Another factor in the equitable equation is that the State of Washington operates salmon hatcheries. In an action for an accounting, a cotenant who makes improvements on the property generally may not claim a credit for such expenditures. 2 American Law of Property, supra note 3, § 6.18, at 81. In an action for partition, however, a cotenant who has made an improvement is awarded any additional amount which the property might bring as a result of the improvement. 2 American Law of Property, supra note 3, § 6.18, at 83; IV S. Symons, Pomeroy’s Equity Jurisprudence § 1389, at 1018 (5th ed. 1941). Apparently neither the district court nor this court has considered whether the state‘s operation of hatcheries should have an effect on apportionment of the fish. Cf. Department of Game v. Puyallup Tribe, 414 U.S. 44, 94 S. Ct. 330, 38 L. Ed. 2d 254 (1973) (Puyallup II) (reserving the question of whether the catch of steelhead that was developed from the state hatchery program could be taken into consideration in allocating the yearly catch between treaty Indians and sport fishermen).

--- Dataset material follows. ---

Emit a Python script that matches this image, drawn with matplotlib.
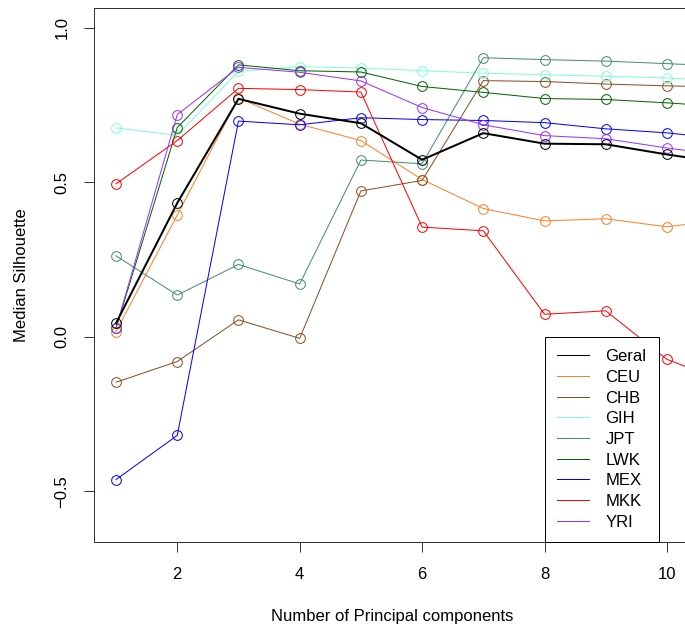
import matplotlib
matplotlib.use("Agg")
import matplotlib.pyplot as plt
from matplotlib.lines import Line2D

plt.rcParams['font.family'] = ['Liberation Sans', 'DejaVu Sans']

# number of principal components
n_pcs = [1, 2, 3, 4, 5, 6, 7, 8, 9, 10, 11]

# median silhouette per population
geral = [0.044, 0.433, 0.770, 0.722, 0.691, 0.573, 0.659, 0.625, 0.623, 0.590, 0.561]
ceu = [0.017, 0.394, 0.773, 0.688, 0.635, 0.509, 0.415, 0.375, 0.382, 0.356, 0.381]
chb = [-0.147, -0.080, 0.055, -0.005, 0.472, 0.506, 0.829, 0.826, 0.818, 0.812, 0.808]
gih = [0.676, 0.652, 0.859, 0.874, 0.870, 0.861, 0.853, 0.848, 0.843, 0.838, 0.826]
jpt = [0.262, 0.135, 0.234, 0.171, 0.572, 0.560, 0.903, 0.897, 0.892, 0.884, 0.875]
lwk = [0.028, 0.677, 0.880, 0.861, 0.857, 0.810, 0.791, 0.771, 0.768, 0.757, 0.744]
mex = [-0.462, -0.319, 0.698, 0.686, 0.709, 0.703, 0.700, 0.693, 0.673, 0.660, 0.639]
mkk = [0.495, 0.635, 0.804, 0.800, 0.792, 0.355, 0.343, 0.073, 0.084, -0.073, -0.149]
yri = [0.028, 0.719, 0.872, 0.856, 0.828, 0.742, 0.686, 0.651, 0.641, 0.611, 0.586]

labels = ['Geral', 'CEU', 'CHB', 'GIH', 'JPT', 'LWK', 'MEX', 'MKK', 'YRI']
colors = ['black', '#FF7F24', '#8B4C26', '#7FFFD4', '#458B74', '#006400',
          '#0000FF', '#FF0000', '#9B30FF']
series = [geral, ceu, chb, gih, jpt, lwk, mex, mkk, yri]

W, H = 685, 628
fig = plt.figure(figsize=(W / 100, H / 100), dpi=100)
# the right edge of the plot region is cut off in the original
ax = fig.add_axes([94 / W, (H - 542) / H, (689 - 94) / W, (542 - 8) / H])

px = 0.72  # one pixel in points
# draw the coloured lines first, the black summary line over them
order = list(range(1, len(series))) + [0]
for i in order:
    lw = 2 * px if i == 0 else 1 * px
    ax.plot(n_pcs, series[i], color=colors[i], lw=lw, marker='o',
            markersize=7, markerfacecolor='none', markeredgecolor=colors[i],
            markeredgewidth=1 * px, zorder=3 if i == 0 else 2)

ax.set_xlim(0.64, 10.36)
ax.set_ylim(-0.664, 1.064)
ax.set_xticks([2, 4, 6, 8, 10])
ax.set_yticks([-0.5, 0.0, 0.5, 1.0])
ax.set_yticklabels(['\u22120.5', '0.0', '0.5', '1.0'], rotation=90, va='center')
ax.tick_params(axis='both', direction='out', length=7, width=1 * px,
               labelsize=12, color='#333333')
ax.tick_params(axis='x', pad=11)
ax.tick_params(axis='y', pad=10.5)
for s in ax.spines.values():
    s.set_linewidth(1 * px)
    s.set_color('#333333')

fig.text(392.5 / W, 1 - 616 / H, 'Number of Principal components',
         ha='center', va='center', fontsize=12)
fig.text(22 / W, 1 - 275 / H, 'Median Silhouette', rotation=90,
         ha='center', va='center', fontsize=12)

handles = [Line2D([], [], color=c, lw=1 * px) for c in colors]
leg = ax.legend(handles, labels, loc='upper left', bbox_to_anchor=(8, 0),
                bbox_transform=ax.transData, borderaxespad=0, fontsize=12,
                frameon=True, fancybox=False, framealpha=1, edgecolor='black',
                handlelength=1.9, handletextpad=1.0, labelspacing=0.34,
                borderpad=0.75)
leg.get_frame().set_linewidth(1 * px)

fig.savefig('out.png', dpi=100)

Again, the cotenancy analogy, if taken seriously with reference to the rule of even apportionment, creates more problems than it solves.
5 Each tenant in common may have a share greater or smaller than the shares of the others. 2 American Law of Property, supra note 3, § 6.5, at 19. If the shares are not fixed in the instrument creating the cotenancy it may be presumed that the co-tenants take in equal shares, but an intent that they hold different fractional shares may be established by the circumstances. Id. at 19-20; E. Hopkins, supra note 3, § 209, at 336.
6 See Puyallup Tribe v. Department of Game, 391 U.S. 392, 398, 88 S. Ct. 1725, 20 L. Ed. 2d 689 (1968) (Puyallup I).